Her friend, who saw the empty bottle of sleeping pills and forced Xiao Yi to throw them up, thwarted her second suicide attempt. Determined to end her life, she found an old well, with the intention of throwing herself down it and drowning. But as she stood on the edge, looking down into the black promise of death, Xiao Yi found she could not bring herself to jump. Defeated, she resigned herself to her new life, such as it was.
As she tells her story, Xiao Yi commands the attention of everyone in the tiny restaurant. When we first entered together, the other diners were disgusted by her face; affronted by the prospect of eating while looking at such extreme ugliness. But now they hang on every word. As she describes each terrible moment, their faces fall and they look ashamed. The chef, his white apron stained by blood and grease, comes out of the kitchen to lean against a wall and smoke a cigarette.
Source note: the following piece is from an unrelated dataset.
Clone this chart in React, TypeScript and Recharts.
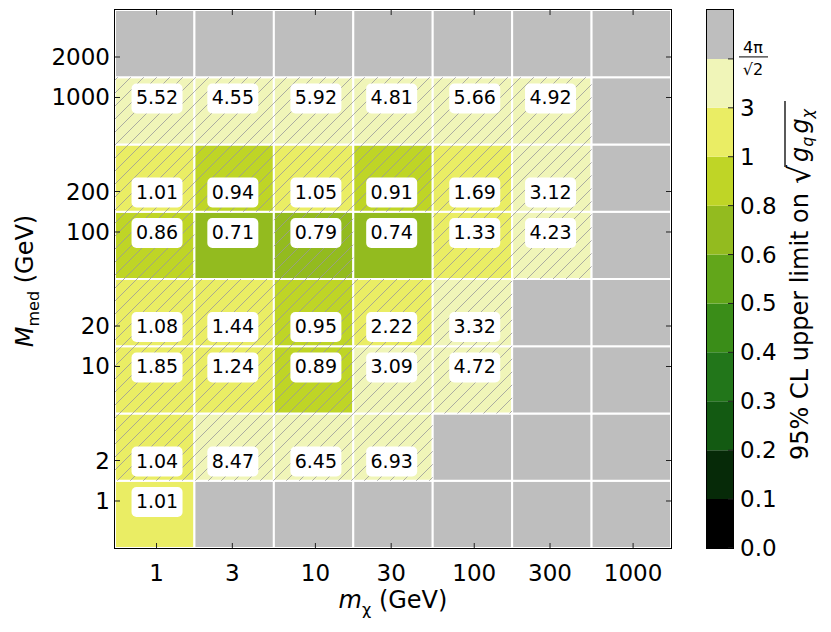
import React from 'react';
import { ComposedChart, BarChart, Bar, XAxis, YAxis, Scatter, ReferenceArea } from 'recharts';

const FONT = '"DejaVu Sans", sans-serif';

// dark matter masses (columns) and mediator masses (rows), GeV
const mChi = [1, 3, 10, 30, 100, 300, 1000];
const mMed = [1, 2, 10, 20, 100, 200, 1000, 2000];
// grid bin edges (half-decade bins around each mass point)
const mChiEdges = [0.5477, 1.732, 5.477, 17.32, 54.77, 173.2, 547.7, 1732];
const mMedEdges = [0.4472, 1.414, 4.472, 14.14, 44.72, 141.4, 447.2, 1414, 4472];

// 95% CL upper limits, one list per mediator mass (null = no point)
const limitMed1 = [1.01, null, null, null, null, null, null];
const limitMed2 = [1.04, 8.47, 6.45, 6.93, null, null, null];
const limitMed10 = [1.85, 1.24, 0.89, 3.09, 4.72, null, null];
const limitMed20 = [1.08, 1.44, 0.95, 2.22, 3.32, null, null];
const limitMed100 = [0.86, 0.71, 0.79, 0.74, 1.33, 4.23, null];
const limitMed200 = [1.01, 0.94, 1.05, 0.91, 1.69, 3.12, null];
const limitMed1000 = [5.52, 4.55, 5.92, 4.81, 5.66, 4.92, null];
const limitMed2000 = [null, null, null, null, null, null, null];
const limits = [limitMed1, limitMed2, limitMed10, limitMed20, limitMed100, limitMed200, limitMed1000, limitMed2000];

// hatched cells, same layout
const hatchMed1 = [0, 0, 0, 0, 0, 0, 0];
const hatchMed2 = [1, 1, 1, 1, 0, 0, 0];
const hatchMed10 = [1, 1, 1, 1, 1, 0, 0];
const hatchMed20 = [1, 1, 1, 1, 1, 0, 0];
const hatchMed100 = [1, 0, 1, 0, 1, 1, 0];
const hatchMed200 = [1, 1, 1, 1, 1, 1, 0];
const hatchMed1000 = [1, 1, 1, 1, 1, 1, 0];
const hatchMed2000 = [0, 0, 0, 0, 0, 0, 0];
const hatches = [hatchMed1, hatchMed2, hatchMed10, hatchMed20, hatchMed100, hatchMed200, hatchMed1000, hatchMed2000];

// colour levels
const levelBounds = [0, 0.1, 0.2, 0.3, 0.4, 0.5, 0.6, 0.8, 1, 3, (4 * Math.PI) / Math.SQRT2];
const levelLabels = ['0.0', '0.1', '0.2', '0.3', '0.4', '0.5', '0.6', '0.8', '1', '3', '4π/√2'];
const levelColors = ['#000000', '#062a08', '#135a12', '#22761a', '#3a8d18', '#62a61a', '#93bb1f', '#bfd526', '#eaed64', '#f0f5b8', '#bebebe'];
const GRAY = '#bebebe';

const colorFor = (v: number | null) => {
  if (v == null) return GRAY;
  let c = levelColors[0];
  levelBounds.forEach((b, i) => {
    if (v >= b) c = levelColors[i];
  });
  return c;
};

const cells = mMed.flatMap((_, j) =>
  mChi.map((__, i) => ({
    x1: mChiEdges[i], x2: mChiEdges[i + 1],
    y1: mMedEdges[j], y2: mMedEdges[j + 1],
    v: limits[j][i], hatch: hatches[j][i] === 1,
  }))
);

const points = mMed.flatMap((m, j) =>
  mChi.map((x, i) => ({ x, y: m, v: limits[j][i] })).filter((p) => p.v != null)
);

const cbRow = [levelColors.reduce((o: any, _, i) => ({ ...o, [`seg${i}`]: 1 }), { name: 'cb' })];

const PLOT = { left: 115, top: 10, right: 671, bottom: 548 };

const XTick = (props: any) => {
  const { x, payload } = props;
  return (
    <g>
      <line x1={x} x2={x} y1={PLOT.bottom} y2={PLOT.bottom - 5} stroke="#222" />
      <line x1={x} x2={x} y1={PLOT.top} y2={PLOT.top + 5} stroke="#222" />
      <text x={x} y={581} textAnchor="middle" fontSize={23} fontFamily={FONT} fill="#000">{payload.value}</text>
    </g>
  );
};

const YTick = (props: any) => {
  const { y, payload } = props;
  return (
    <g>
      <line x1={PLOT.left} x2={PLOT.left + 5} y1={y} y2={y} stroke="#222" />
      <line x1={PLOT.right} x2={PLOT.right - 5} y1={y} y2={y} stroke="#222" />
      <text x={110} y={y + 8} textAnchor="end" fontSize={23} fontFamily={FONT} fill="#000">{payload.value}</text>
    </g>
  );
};

const XTitle = () => (
  <text x={393} y={608} textAnchor="middle" fontSize={24} fontFamily={FONT} fill="#000">
    <tspan fontStyle="italic">m</tspan>
    <tspan fontSize={16} dy={7}>χ</tspan>
    <tspan dy={-7}> (GeV)</tspan>
  </text>
);

const YTitle = () => (
  <text transform="translate(33,281) rotate(-90)" textAnchor="middle" fontSize={24} fontFamily={FONT} fill="#000">
    <tspan fontStyle="italic">M</tspan>
    <tspan fontSize={16} dy={6}>med</tspan>
    <tspan dy={-6}> (GeV)</tspan>
  </text>
);

const CbTick = (props: any) => {
  const { y, payload } = props;
  const label = levelLabels[payload.value];
  return (
    <g>
      <line x1={22} x2={27} y1={y} y2={y} stroke="#222" />
      {label === '4π/√2' ? (
        <g fontFamily={FONT} fill="#000">
          <text x={47} y={y - 6} textAnchor="middle" fontSize={16}>4π</text>
          <line x1={33} x2={62} y1={y - 2} y2={y - 2} stroke="#000" strokeWidth={1} />
          <text x={47} y={y + 16} textAnchor="middle" fontSize={16}>√2</text>
        </g>
      ) : (
        <text x={34} y={y + 8} fontSize={23} fontFamily={FONT} fill="#000">{label}</text>
      )}
    </g>
  );
};

// colorbar title, drawn in a rotated frame (u along the bar, baseline at v = 0)
const CbTitle = () => (
  <g transform="translate(102,279) rotate(-90)" fontFamily={FONT} fill="#000">
    <text x={86} y={0} textAnchor="end" fontSize={24}>95% CL upper limit on</text>
    <text x={95} y={2} fontSize={30}>√</text>
    <line x1={112} x2={178} y1={-23} y2={-23} stroke="#000" strokeWidth={1.3} />
    <text x={117} y={0} fontSize={24} fontStyle="italic">
      <tspan>g</tspan>
      <tspan fontSize={16} dy={5}>q</tspan>
      <tspan dy={-5} dx={3}>g</tspan>
      <tspan fontSize={16} dy={5}>χ</tspan>
    </text>
  </g>
);

const LabelBox = (props: any) => {
  const { cx, cy, payload } = props;
  return (
    <g>
      <rect x={cx - 25} y={cy - 14} width={51} height={30} rx={5} fill="#fff" />
      <text x={cx + 0.5} y={cy + 7} textAnchor="middle" fontSize={19} fontFamily={FONT} fill="#000">
        {payload.v.toFixed(2)}
      </text>
    </g>
  );
};

export default function App() {
  return (
    <div style={{ position: 'relative', width: 831, height: 632, background: '#fff' }}>
      <style>{'body{margin:0}'}</style>
      <div style={{ position: 'absolute', left: 0, top: 0 }}>
        <ComposedChart width={831} height={632} margin={{ top: 10, right: 160, bottom: 0, left: 0 }}>
          <defs>
            <pattern id="hatch" patternUnits="userSpaceOnUse" width={13} height={13}>
              <path d="M0,13 L13,0 M-3,3 L3,-3 M10,16 L16,10" stroke="#999999" strokeWidth={0.8} />
            </pattern>
          </defs>
          <XAxis
            type="number" dataKey="x" scale="log" domain={[mChiEdges[0], mChiEdges[7]]}
            allowDataOverflow ticks={mChi} height={84} axisLine={false} tickLine={false}
            tick={<XTick />} interval={0} label={<XTitle />}
          />
          <YAxis
            type="number" dataKey="y" scale="log" domain={[mMedEdges[0], mMedEdges[8]]}
            allowDataOverflow ticks={mMed} width={115} axisLine={false} tickLine={false}
            tick={<YTick />} interval={0} label={<YTitle />}
          />
          {cells.map((c, k) => (
            <ReferenceArea key={`c${k}`} x1={c.x1} x2={c.x2} y1={c.y1} y2={c.y2}
              fill={colorFor(c.v)} fillOpacity={1} stroke="#fff" strokeWidth={2} ifOverflow="visible" />
          ))}
          {cells.filter((c) => c.hatch).map((c, k) => (
            <ReferenceArea key={`h${k}`} x1={c.x1} x2={c.x2} y1={c.y1} y2={c.y2}
              fill="url(#hatch)" fillOpacity={1} stroke="none" ifOverflow="visible" />
          ))}
          <Scatter data={points} shape={<LabelBox />} isAnimationActive={false} />
        </ComposedChart>
      </div>
      <div style={{ position: 'absolute', left: PLOT.left - 1, top: PLOT.top - 1, width: PLOT.right - PLOT.left + 2, height: PLOT.bottom - PLOT.top + 2, border: '1.5px solid #000', boxSizing: 'border-box', pointerEvents: 'none' }} />
      <div style={{ position: 'absolute', left: 706, top: 0 }}>
        <BarChart width={125} height={632} data={cbRow} margin={{ top: 10, right: 0, bottom: 84, left: 0 }} barCategoryGap={0}>
          <XAxis dataKey="name" hide />
          <YAxis type="number" orientation="right" domain={[0, 11]} ticks={levelLabels.map((_, i) => i)}
            width={98} axisLine={false} tickLine={false} tick={<CbTick />} interval={0} label={<CbTitle />} />
          {levelColors.map((c, i) => (
            <Bar key={i} dataKey={`seg${i}`} stackId="cb" fill={c} isAnimationActive={false} />
          ))}
        </BarChart>
      </div>
      <div style={{ position: 'absolute', left: 706, top: 9, width: 28, height: 540, border: '1.5px solid #000', boxSizing: 'border-box', pointerEvents: 'none' }} />
    </div>
  );
}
Xiao Yi moved to Shanghai in 2002 to take residence with her grandmother. There she learned to make jewelry to sell on the street. She offers me one of her handmade bracelets -she has a few left. Her business was successful due to the beauty and quality of her wares, and was able to buy greater inventory of materials.
One day a policeman stopped, and admired her jewelry. The man demanded protection money from her, and threatened violence if she refused. Not willing to give into the corrupt policeman’s demands, he kicked her in the stomach and left.
Not long after the incident, a man supposedly hired by the policeman seized all of her jewelry and ran. Xiao Yi chased him, but could not run fast enough. All of her money was invested in the jewelry. She pleaded with the corrupt policeman, but he denied her assistance. From that day, Xiao Yi has been a beggar. She does not hold a sign, or clutch at passersby, but just sits quietly with a bowl.
The community of beggars in Shanghai is not a friendly one. Shortly after she started begging, Xiao Yi was severely beaten by other amputees for intruding on someone else’s territory. The competition is fierce and few pedestrians are generous. Many beggars are young and able-bodied, but draw sympathy by carrying children. These children are usually rented or loaned by impoverished parents.
Police and thugs are a constant problem to the begging community. Many have no qualms about seizing money from begging cups or demanding protection fees or “lucky money.” Xiao Yi has learned to avoid the police by learning their rotation schedule and positioning herself where she can see trouble coming.
Though sometimes unusually generous, foreigners can also be a source of danger and extortion. An Australian journalist tried to photograph her as a part of an article about Shanghai’s homeless. When she refused, he hired a young boy to take a picture of her, which he sold to an online news site for a large sum. Another foreigner tried to rape her.
Through the entire story, the only time when she looks genuinely pained is when she recounts the story of her image being put on display by the deceitful journalist.
Life is getting increasingly worse for Xiao Yi and the beggars of Shanghai. When the Olympic Torch was in the city, she was threatened with prison if she appeared on the streets. And there are rumors that begging will be entirely outlawed in the near future. If this happens, Xiao Yi will throw herself at the mercy of her sister for survival.
She tells me “I’m saving up so that one day I can get surgery to become beautiful. But my story isn’t so bad. There are people here who have had it worse.”
She insists on escorting me to the nearest taxi. She says that she hopes I’ll visit her whenever I’m in the neighborhood. She says, “Welcome to the Bund.”